* Exercise brief: Return the material exactly as supplied, apart from the pictures, which are omitted.

* Data section:
——
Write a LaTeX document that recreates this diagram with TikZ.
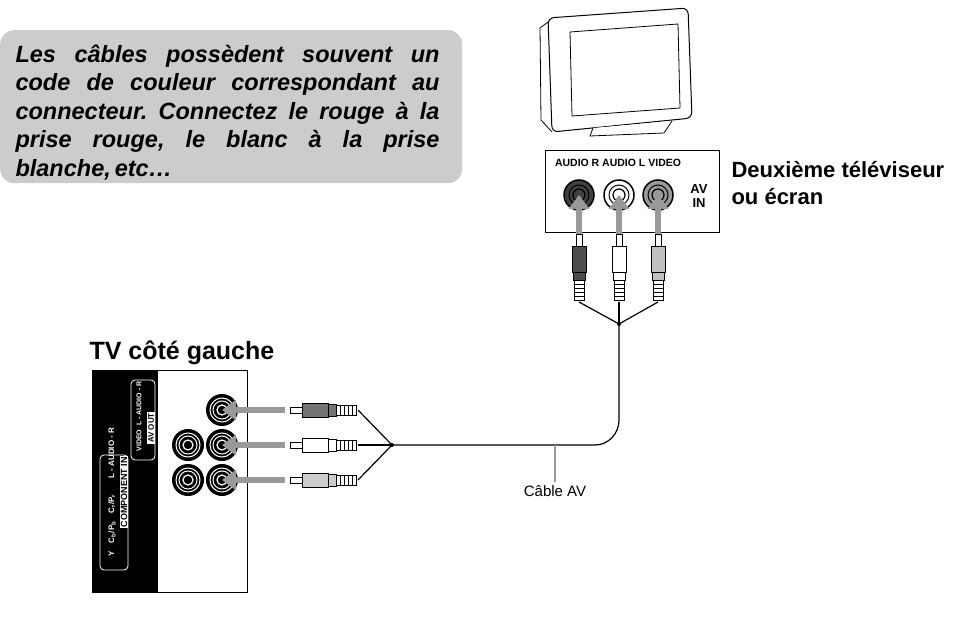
\documentclass[tikz,border=0pt]{standalone}
\usepackage{fontspec}
\setmainfont{Liberation Sans}
\usetikzlibrary{positioning,arrows.meta}
\definecolor{boxgrey}{gray}{0.8}
\definecolor{arrowgrey}{gray}{0.6}
\tikzset{
  jack/.style={circle, draw=black, line width=1.5pt, fill=#1, minimum size=30pt, inner sep=0pt,
    path picture={\draw[line width=1pt] (path picture bounding box.center) circle (10pt);
                  \draw[line width=1.2pt] (path picture bounding box.center) circle (6pt);}},
  darkjack/.style={circle, fill=black, minimum size=32pt, inner sep=0pt,
    path picture={\draw[white, line width=1pt] (path picture bounding box.center) circle (12pt);
                  \draw[white, line width=1pt] (path picture bounding box.center) circle (9pt);
                  \draw[white, line width=1.2pt] (path picture bounding box.center) circle (5pt);}},
  push/.style={draw=arrowgrey, line width=6pt, -{Triangle[length=14pt,width=20pt]}},
  wire/.style={line width=1.2pt},
  rca/.pic={
    \draw[fill=white, line width=0.8pt] (0,-3) rectangle (12,3);
    \draw[fill=#1, line width=0.8pt] (12,-7) rectangle (38,7);
    \draw[fill=#1, line width=0.8pt] (38,-6) rectangle (46,6);
    \draw[fill=white, line width=0.8pt] (46,-5) rectangle (66,5);
    \foreach \k in {50,54,...,62} \draw (\k,-5) -- (\k,5);
    \coordinate (-tail) at (68,0);
  },
}
\begin{document}
\frenchspacing
\begin{tikzpicture}[x=1pt,y=-1pt]
  \useasboundingbox (0,0) rectangle (973,617);

  % note box
  \node[fill=boxgrey, rounded corners=14pt, minimum width=462pt, minimum height=153pt, anchor=north west] (note) at (0,30) {};
  \node[text width=424pt, align=justify, font=\bfseries\itshape\fontsize{23.5}{28.5}\selectfont, anchor=north west] (notetext) at (12,41)
    {Les câbles possèdent souvent un\linebreak code de couleur correspondant au\linebreak connecteur. Connectez le rouge à la\linebreak prise rouge, le blanc à la prise\linebreak blanche,\,etc…\hfill\null};

  % second tv
  \draw[line width=1pt, fill=white, rounded corners=6pt] (548,18) -- (688,8) -- (692,118) -- (552,132) -- cycle;
  \draw[line width=0.8pt] (548,22) -- (540,28) -- (541,120) -- (552,132);
  \draw[line width=0.8pt] (570,32) -- (678,24) -- (680,108) -- (572,116) -- cycle;
  \draw[line width=0.8pt, fill=white] (593,128) -- (590,136) -- (664,133) -- (672,121);

  % av in panel
  \node[draw, line width=1pt, minimum width=174pt, minimum height=82pt, anchor=north west] (avin) at (545,150) {};
  \node[font=\bfseries\fontsize{10.5}{12}\selectfont] (avlabels) at (618,163) {AUDIO R\ AUDIO L\ VIDEO};
  \node[jack=black!75] (inR) at (579,195) {};
  \node[jack=white] (inL) at (619,195) {};
  \node[jack=black!40] (inV) at (658,195) {};
  \node[font=\bfseries\fontsize{13}{14}\selectfont, align=center] (avintext) at (699,196) {AV\\IN};
  \node[font=\bfseries\fontsize{22}{27}\selectfont, align=left, anchor=north west] (tv2) at (728,158) {Deuxième téléviseur\\ou écran};

  \foreach \j/\x in {inR/579,inL/619,inV/658} \draw[push] (\x,268) -- (\j.center);
  \pic[rotate=-90] (pR) at (579,234) {rca=black!70};
  \pic[rotate=-90] (pL) at (619,234) {rca=white};
  \pic[rotate=-90] (pV) at (658,234) {rca=black!25};
  \coordinate (topjoin) at (619,324);
  \foreach \p in {pR,pL,pV} \draw[wire] (\p-tail) -- (topjoin);
  \fill (topjoin) circle (2pt);

  % left tv
  \node[font=\bfseries\fontsize{25}{28}\selectfont, anchor=south west] (tv1) at (86,368) {TV côté gauche};
  \node[draw, line width=1pt, minimum width=155pt, minimum height=222pt, anchor=north west] (panel) at (92,370) {};
  \fill (92,370) rectangle (158,592);
  \draw[white, line width=0.8pt, rounded corners=4pt] (100,570) -- (100,455) -- (128,455) -- (128,570) -- cycle;
  \draw[white, line width=0.8pt, rounded corners=4pt] (131,460) -- (131,380) -- (155,380) -- (155,460) -- cycle;
  \node[white, rotate=90, font=\bfseries\fontsize{8}{9}\selectfont, anchor=west] (lY) at (112,560) {Y\quad C\textsubscript{b}/P\textsubscript{b}\quad C\textsubscript{r}/P\textsubscript{r}\qquad L - AUDIO - R};
  \node[fill=white, rotate=90, font=\bfseries\fontsize{9}{10}\selectfont, inner sep=1pt] (lcomp) at (124,492) {COMPONENT IN};
  \node[white, rotate=90, font=\bfseries\fontsize{7}{8}\selectfont, anchor=west] (lvid) at (139,455) {VIDEO\ \ L - AUDIO - R};
  \node[fill=white, rotate=90, font=\bfseries\fontsize{8}{9}\selectfont, inner sep=1pt] (lavout) at (151,428) {AV OUT};

  \node[darkjack] (oR) at (222,410) {};
  \node[darkjack] (oL) at (222,445) {};
  \node[darkjack] (oV) at (222,480) {};
  \node[darkjack] (cL) at (188,445) {};
  \node[darkjack] (cR) at (188,480) {};
  \foreach \j/\y in {oR/410,oL/445,oV/480} \draw[push] (285,\y) -- (\j.center);
  \pic (qR) at (290,410) {rca=black!55};
  \pic (qL) at (290,445) {rca=white};
  \pic (qV) at (290,480) {rca=black!20};
  \coordinate (leftjoin) at (392,445);
  \foreach \p in {qR,qL,qV} \draw[wire] (\p-tail) -- (leftjoin);
  \fill (leftjoin) circle (2pt);

  % cable
  \draw[wire] (leftjoin) -- (595,445) to[out=0, in=-90] (619,420) -- (topjoin);
  \coordinate (tick) at (555,445);
  \node[font=\fontsize{15}{17}\selectfont, anchor=north] (cablelabel) at (555,482) {Câble AV};
  \draw[draw=arrowgrey, line width=2pt] (tick) -- (cablelabel.north);
\end{tikzpicture}
\end{document}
——
* Completed task:
Write a LaTeX document that recreates this diagram with TikZ.
\documentclass[tikz,border=0pt]{standalone}
\usepackage{fontspec}
\setmainfont{Liberation Sans}
\usetikzlibrary{positioning,arrows.meta}
\definecolor{boxgrey}{gray}{0.8}
\definecolor{arrowgrey}{gray}{0.6}
\tikzset{
  jack/.style={circle, draw=black, line width=1.5pt, fill=#1, minimum size=30pt, inner sep=0pt,
    path picture={\draw[line width=1pt] (path picture bounding box.center) circle (10pt);
                  \draw[line width=1.2pt] (path picture bounding box.center) circle (6pt);}},
  darkjack/.style={circle, fill=black, minimum size=32pt, inner sep=0pt,
    path picture={\draw[white, line width=1pt] (path picture bounding box.center) circle (12pt);
                  \draw[white, line width=1pt] (path picture bounding box.center) circle (9pt);
                  \draw[white, line width=1.2pt] (path picture bounding box.center) circle (5pt);}},
  push/.style={draw=arrowgrey, line width=6pt, -{Triangle[length=14pt,width=20pt]}},
  wire/.style={line width=1.2pt},
  rca/.pic={
    \draw[fill=white, line width=0.8pt] (0,-3) rectangle (12,3);
    \draw[fill=#1, line width=0.8pt] (12,-7) rectangle (38,7);
    \draw[fill=#1, line width=0.8pt] (38,-6) rectangle (46,6);
    \draw[fill=white, line width=0.8pt] (46,-5) rectangle (66,5);
    \foreach \k in {50,54,...,62} \draw (\k,-5) -- (\k,5);
    \coordinate (-tail) at (68,0);
  },
}
\begin{document}
\frenchspacing
\begin{tikzpicture}[x=1pt,y=-1pt]
  \useasboundingbox (0,0) rectangle (973,617);

  % note box
  \node[fill=boxgrey, rounded corners=14pt, minimum width=462pt, minimum height=153pt, anchor=north west] (note) at (0,30) {};
  \node[text width=424pt, align=justify, font=\bfseries\itshape\fontsize{23.5}{28.5}\selectfont, anchor=north west] (notetext) at (12,41)
    {Les câbles possèdent souvent un\linebreak code de couleur correspondant au\linebreak connecteur. Connectez le rouge à la\linebreak prise rouge, le blanc à la prise\linebreak blanche,\,etc…\hfill\null};

  % second tv
  \draw[line width=1pt, fill=white, rounded corners=6pt] (548,18) -- (688,8) -- (692,118) -- (552,132) -- cycle;
  \draw[line width=0.8pt] (548,22) -- (540,28) -- (541,120) -- (552,132);
  \draw[line width=0.8pt] (570,32) -- (678,24) -- (680,108) -- (572,116) -- cycle;
  \draw[line width=0.8pt, fill=white] (593,128) -- (590,136) -- (664,133) -- (672,121);

  % av in panel
  \node[draw, line width=1pt, minimum width=174pt, minimum height=82pt, anchor=north west] (avin) at (545,150) {};
  \node[font=\bfseries\fontsize{10.5}{12}\selectfont] (avlabels) at (618,163) {AUDIO R\ AUDIO L\ VIDEO};
  \node[jack=black!75] (inR) at (579,195) {};
  \node[jack=white] (inL) at (619,195) {};
  \node[jack=black!40] (inV) at (658,195) {};
  \node[font=\bfseries\fontsize{13}{14}\selectfont, align=center] (avintext) at (699,196) {AV\\IN};
  \node[font=\bfseries\fontsize{22}{27}\selectfont, align=left, anchor=north west] (tv2) at (728,158) {Deuxième téléviseur\\ou écran};

  \foreach \j/\x in {inR/579,inL/619,inV/658} \draw[push] (\x,268) -- (\j.center);
  \pic[rotate=-90] (pR) at (579,234) {rca=black!70};
  \pic[rotate=-90] (pL) at (619,234) {rca=white};
  \pic[rotate=-90] (pV) at (658,234) {rca=black!25};
  \coordinate (topjoin) at (619,324);
  \foreach \p in {pR,pL,pV} \draw[wire] (\p-tail) -- (topjoin);
  \fill (topjoin) circle (2pt);

  % left tv
  \node[font=\bfseries\fontsize{25}{28}\selectfont, anchor=south west] (tv1) at (86,368) {TV côté gauche};
  \node[draw, line width=1pt, minimum width=155pt, minimum height=222pt, anchor=north west] (panel) at (92,370) {};
  \fill (92,370) rectangle (158,592);
  \draw[white, line width=0.8pt, rounded corners=4pt] (100,570) -- (100,455) -- (128,455) -- (128,570) -- cycle;
  \draw[white, line width=0.8pt, rounded corners=4pt] (131,460) -- (131,380) -- (155,380) -- (155,460) -- cycle;
  \node[white, rotate=90, font=\bfseries\fontsize{8}{9}\selectfont, anchor=west] (lY) at (112,560) {Y\quad C\textsubscript{b}/P\textsubscript{b}\quad C\textsubscript{r}/P\textsubscript{r}\qquad L - AUDIO - R};
  \node[fill=white, rotate=90, font=\bfseries\fontsize{9}{10}\selectfont, inner sep=1pt] (lcomp) at (124,492) {COMPONENT IN};
  \node[white, rotate=90, font=\bfseries\fontsize{7}{8}\selectfont, anchor=west] (lvid) at (139,455) {VIDEO\ \ L - AUDIO - R};
  \node[fill=white, rotate=90, font=\bfseries\fontsize{8}{9}\selectfont, inner sep=1pt] (lavout) at (151,428) {AV OUT};

  \node[darkjack] (oR) at (222,410) {};
  \node[darkjack] (oL) at (222,445) {};
  \node[darkjack] (oV) at (222,480) {};
  \node[darkjack] (cL) at (188,445) {};
  \node[darkjack] (cR) at (188,480) {};
  \foreach \j/\y in {oR/410,oL/445,oV/480} \draw[push] (285,\y) -- (\j.center);
  \pic (qR) at (290,410) {rca=black!55};
  \pic (qL) at (290,445) {rca=white};
  \pic (qV) at (290,480) {rca=black!20};
  \coordinate (leftjoin) at (392,445);
  \foreach \p in {qR,qL,qV} \draw[wire] (\p-tail) -- (leftjoin);
  \fill (leftjoin) circle (2pt);

  % cable
  \draw[wire] (leftjoin) -- (595,445) to[out=0, in=-90] (619,420) -- (topjoin);
  \coordinate (tick) at (555,445);
  \node[font=\fontsize{15}{17}\selectfont, anchor=north] (cablelabel) at (555,482) {Câble AV};
  \draw[draw=arrowgrey, line width=2pt] (tick) -- (cablelabel.north);
\end{tikzpicture}
\end{document}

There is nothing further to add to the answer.